__WHAT YOU SHOULD DO__:
All of the data that follows should be retyped exactly, please, except the pictures.

------------

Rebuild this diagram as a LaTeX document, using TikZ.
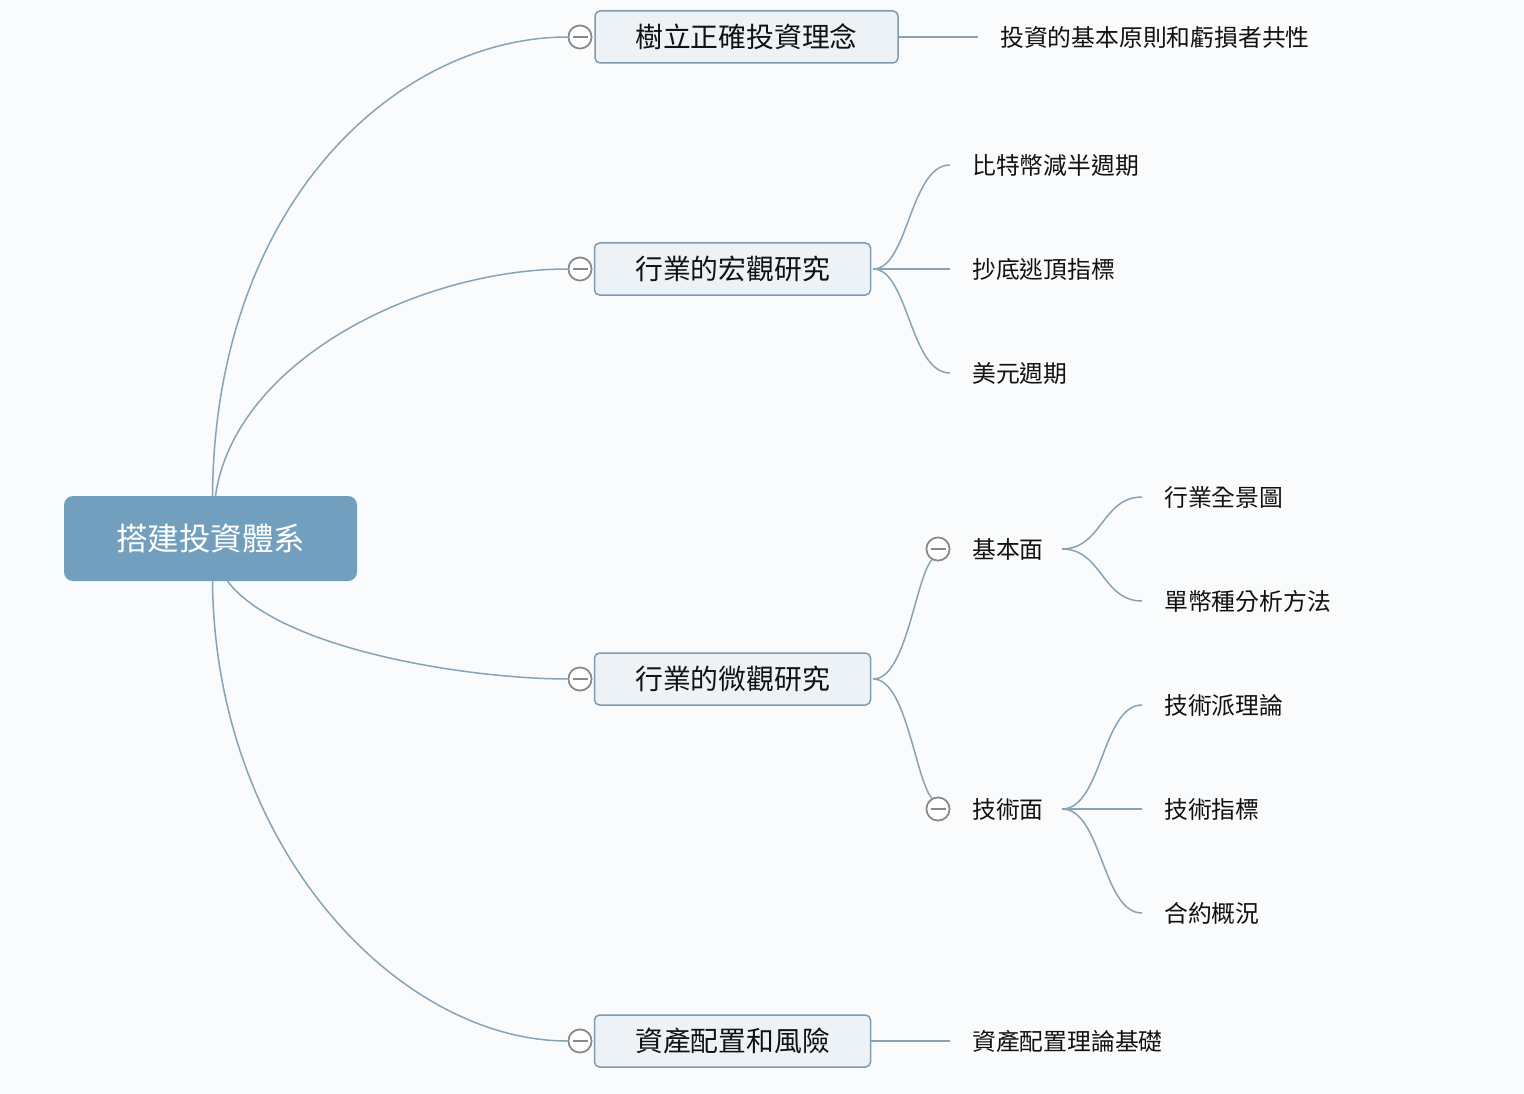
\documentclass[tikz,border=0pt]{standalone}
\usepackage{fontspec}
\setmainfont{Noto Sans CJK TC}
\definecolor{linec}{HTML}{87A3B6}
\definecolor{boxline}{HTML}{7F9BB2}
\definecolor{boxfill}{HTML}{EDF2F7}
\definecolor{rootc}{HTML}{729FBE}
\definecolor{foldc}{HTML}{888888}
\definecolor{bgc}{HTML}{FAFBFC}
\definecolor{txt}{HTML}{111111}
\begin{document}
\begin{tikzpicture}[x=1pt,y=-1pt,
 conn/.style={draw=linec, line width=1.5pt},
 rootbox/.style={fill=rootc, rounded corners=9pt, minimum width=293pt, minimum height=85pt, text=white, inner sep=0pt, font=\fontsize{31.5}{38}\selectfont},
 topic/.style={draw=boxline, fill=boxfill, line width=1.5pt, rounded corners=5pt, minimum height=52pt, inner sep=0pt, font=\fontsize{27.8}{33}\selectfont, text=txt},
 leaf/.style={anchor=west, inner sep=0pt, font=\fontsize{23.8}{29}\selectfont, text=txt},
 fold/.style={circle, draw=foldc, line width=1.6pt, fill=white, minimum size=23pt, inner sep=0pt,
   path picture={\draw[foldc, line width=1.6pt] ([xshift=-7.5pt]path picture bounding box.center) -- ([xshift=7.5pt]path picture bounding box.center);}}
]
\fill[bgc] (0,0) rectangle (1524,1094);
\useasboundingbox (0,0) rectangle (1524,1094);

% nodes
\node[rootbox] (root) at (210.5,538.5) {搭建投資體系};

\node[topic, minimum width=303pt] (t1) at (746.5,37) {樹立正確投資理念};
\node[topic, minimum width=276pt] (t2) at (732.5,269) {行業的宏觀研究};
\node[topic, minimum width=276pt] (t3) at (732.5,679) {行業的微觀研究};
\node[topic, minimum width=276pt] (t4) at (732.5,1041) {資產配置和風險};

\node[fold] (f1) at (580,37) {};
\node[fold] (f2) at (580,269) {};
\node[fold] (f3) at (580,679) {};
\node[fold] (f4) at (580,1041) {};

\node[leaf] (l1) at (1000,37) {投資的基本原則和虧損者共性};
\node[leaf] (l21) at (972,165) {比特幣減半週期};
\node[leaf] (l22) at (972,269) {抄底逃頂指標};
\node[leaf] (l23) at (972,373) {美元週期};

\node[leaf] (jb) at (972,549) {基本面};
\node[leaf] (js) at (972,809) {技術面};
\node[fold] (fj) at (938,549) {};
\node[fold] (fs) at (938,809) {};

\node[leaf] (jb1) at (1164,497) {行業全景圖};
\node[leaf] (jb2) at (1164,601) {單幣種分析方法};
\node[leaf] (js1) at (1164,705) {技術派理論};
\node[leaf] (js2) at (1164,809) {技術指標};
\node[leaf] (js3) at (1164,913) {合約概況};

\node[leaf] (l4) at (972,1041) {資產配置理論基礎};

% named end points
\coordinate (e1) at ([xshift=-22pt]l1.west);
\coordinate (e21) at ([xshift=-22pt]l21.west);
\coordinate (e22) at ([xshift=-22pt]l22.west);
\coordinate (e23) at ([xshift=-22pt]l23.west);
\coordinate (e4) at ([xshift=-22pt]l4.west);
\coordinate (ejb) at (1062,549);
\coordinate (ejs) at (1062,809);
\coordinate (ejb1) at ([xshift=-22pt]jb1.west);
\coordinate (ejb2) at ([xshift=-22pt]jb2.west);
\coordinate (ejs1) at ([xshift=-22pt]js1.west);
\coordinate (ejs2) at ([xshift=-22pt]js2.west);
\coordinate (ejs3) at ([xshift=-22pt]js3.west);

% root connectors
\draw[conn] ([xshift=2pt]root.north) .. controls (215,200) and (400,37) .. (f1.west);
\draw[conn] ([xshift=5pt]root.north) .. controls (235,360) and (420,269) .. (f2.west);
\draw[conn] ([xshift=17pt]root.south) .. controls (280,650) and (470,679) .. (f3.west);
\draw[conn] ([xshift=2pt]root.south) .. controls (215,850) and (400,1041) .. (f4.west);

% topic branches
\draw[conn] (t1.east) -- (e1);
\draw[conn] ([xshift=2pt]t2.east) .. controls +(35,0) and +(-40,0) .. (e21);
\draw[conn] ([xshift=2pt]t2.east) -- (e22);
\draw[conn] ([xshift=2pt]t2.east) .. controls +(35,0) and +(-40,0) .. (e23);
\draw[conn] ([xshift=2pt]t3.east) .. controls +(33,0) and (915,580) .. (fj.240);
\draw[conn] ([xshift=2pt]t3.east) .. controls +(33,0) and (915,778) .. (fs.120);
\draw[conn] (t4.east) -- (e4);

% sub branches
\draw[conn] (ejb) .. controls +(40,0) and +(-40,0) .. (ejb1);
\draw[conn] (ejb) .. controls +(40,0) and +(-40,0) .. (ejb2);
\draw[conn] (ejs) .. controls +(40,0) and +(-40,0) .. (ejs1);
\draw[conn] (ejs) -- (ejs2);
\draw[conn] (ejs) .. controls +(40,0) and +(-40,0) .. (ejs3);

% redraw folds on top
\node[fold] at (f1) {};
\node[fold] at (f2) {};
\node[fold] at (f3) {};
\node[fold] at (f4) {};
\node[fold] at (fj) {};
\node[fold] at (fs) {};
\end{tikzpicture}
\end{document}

------------

__TASK RESPONSE__:
Rebuild this diagram as a LaTeX document, using TikZ.
\documentclass[tikz,border=0pt]{standalone}
\usepackage{fontspec}
\setmainfont{Noto Sans CJK TC}
\definecolor{linec}{HTML}{87A3B6}
\definecolor{boxline}{HTML}{7F9BB2}
\definecolor{boxfill}{HTML}{EDF2F7}
\definecolor{rootc}{HTML}{729FBE}
\definecolor{foldc}{HTML}{888888}
\definecolor{bgc}{HTML}{FAFBFC}
\definecolor{txt}{HTML}{111111}
\begin{document}
\begin{tikzpicture}[x=1pt,y=-1pt,
 conn/.style={draw=linec, line width=1.5pt},
 rootbox/.style={fill=rootc, rounded corners=9pt, minimum width=293pt, minimum height=85pt, text=white, inner sep=0pt, font=\fontsize{31.5}{38}\selectfont},
 topic/.style={draw=boxline, fill=boxfill, line width=1.5pt, rounded corners=5pt, minimum height=52pt, inner sep=0pt, font=\fontsize{27.8}{33}\selectfont, text=txt},
 leaf/.style={anchor=west, inner sep=0pt, font=\fontsize{23.8}{29}\selectfont, text=txt},
 fold/.style={circle, draw=foldc, line width=1.6pt, fill=white, minimum size=23pt, inner sep=0pt,
   path picture={\draw[foldc, line width=1.6pt] ([xshift=-7.5pt]path picture bounding box.center) -- ([xshift=7.5pt]path picture bounding box.center);}}
]
\fill[bgc] (0,0) rectangle (1524,1094);
\useasboundingbox (0,0) rectangle (1524,1094);

% nodes
\node[rootbox] (root) at (210.5,538.5) {搭建投資體系};

\node[topic, minimum width=303pt] (t1) at (746.5,37) {樹立正確投資理念};
\node[topic, minimum width=276pt] (t2) at (732.5,269) {行業的宏觀研究};
\node[topic, minimum width=276pt] (t3) at (732.5,679) {行業的微觀研究};
\node[topic, minimum width=276pt] (t4) at (732.5,1041) {資產配置和風險};

\node[fold] (f1) at (580,37) {};
\node[fold] (f2) at (580,269) {};
\node[fold] (f3) at (580,679) {};
\node[fold] (f4) at (580,1041) {};

\node[leaf] (l1) at (1000,37) {投資的基本原則和虧損者共性};
\node[leaf] (l21) at (972,165) {比特幣減半週期};
\node[leaf] (l22) at (972,269) {抄底逃頂指標};
\node[leaf] (l23) at (972,373) {美元週期};

\node[leaf] (jb) at (972,549) {基本面};
\node[leaf] (js) at (972,809) {技術面};
\node[fold] (fj) at (938,549) {};
\node[fold] (fs) at (938,809) {};

\node[leaf] (jb1) at (1164,497) {行業全景圖};
\node[leaf] (jb2) at (1164,601) {單幣種分析方法};
\node[leaf] (js1) at (1164,705) {技術派理論};
\node[leaf] (js2) at (1164,809) {技術指標};
\node[leaf] (js3) at (1164,913) {合約概況};

\node[leaf] (l4) at (972,1041) {資產配置理論基礎};

% named end points
\coordinate (e1) at ([xshift=-22pt]l1.west);
\coordinate (e21) at ([xshift=-22pt]l21.west);
\coordinate (e22) at ([xshift=-22pt]l22.west);
\coordinate (e23) at ([xshift=-22pt]l23.west);
\coordinate (e4) at ([xshift=-22pt]l4.west);
\coordinate (ejb) at (1062,549);
\coordinate (ejs) at (1062,809);
\coordinate (ejb1) at ([xshift=-22pt]jb1.west);
\coordinate (ejb2) at ([xshift=-22pt]jb2.west);
\coordinate (ejs1) at ([xshift=-22pt]js1.west);
\coordinate (ejs2) at ([xshift=-22pt]js2.west);
\coordinate (ejs3) at ([xshift=-22pt]js3.west);

% root connectors
\draw[conn] ([xshift=2pt]root.north) .. controls (215,200) and (400,37) .. (f1.west);
\draw[conn] ([xshift=5pt]root.north) .. controls (235,360) and (420,269) .. (f2.west);
\draw[conn] ([xshift=17pt]root.south) .. controls (280,650) and (470,679) .. (f3.west);
\draw[conn] ([xshift=2pt]root.south) .. controls (215,850) and (400,1041) .. (f4.west);

% topic branches
\draw[conn] (t1.east) -- (e1);
\draw[conn] ([xshift=2pt]t2.east) .. controls +(35,0) and +(-40,0) .. (e21);
\draw[conn] ([xshift=2pt]t2.east) -- (e22);
\draw[conn] ([xshift=2pt]t2.east) .. controls +(35,0) and +(-40,0) .. (e23);
\draw[conn] ([xshift=2pt]t3.east) .. controls +(33,0) and (915,580) .. (fj.240);
\draw[conn] ([xshift=2pt]t3.east) .. controls +(33,0) and (915,778) .. (fs.120);
\draw[conn] (t4.east) -- (e4);

% sub branches
\draw[conn] (ejb) .. controls +(40,0) and +(-40,0) .. (ejb1);
\draw[conn] (ejb) .. controls +(40,0) and +(-40,0) .. (ejb2);
\draw[conn] (ejs) .. controls +(40,0) and +(-40,0) .. (ejs1);
\draw[conn] (ejs) -- (ejs2);
\draw[conn] (ejs) .. controls +(40,0) and +(-40,0) .. (ejs3);

% redraw folds on top
\node[fold] at (f1) {};
\node[fold] at (f2) {};
\node[fold] at (f3) {};
\node[fold] at (f4) {};
\node[fold] at (fj) {};
\node[fold] at (fs) {};
\end{tikzpicture}
\end{document}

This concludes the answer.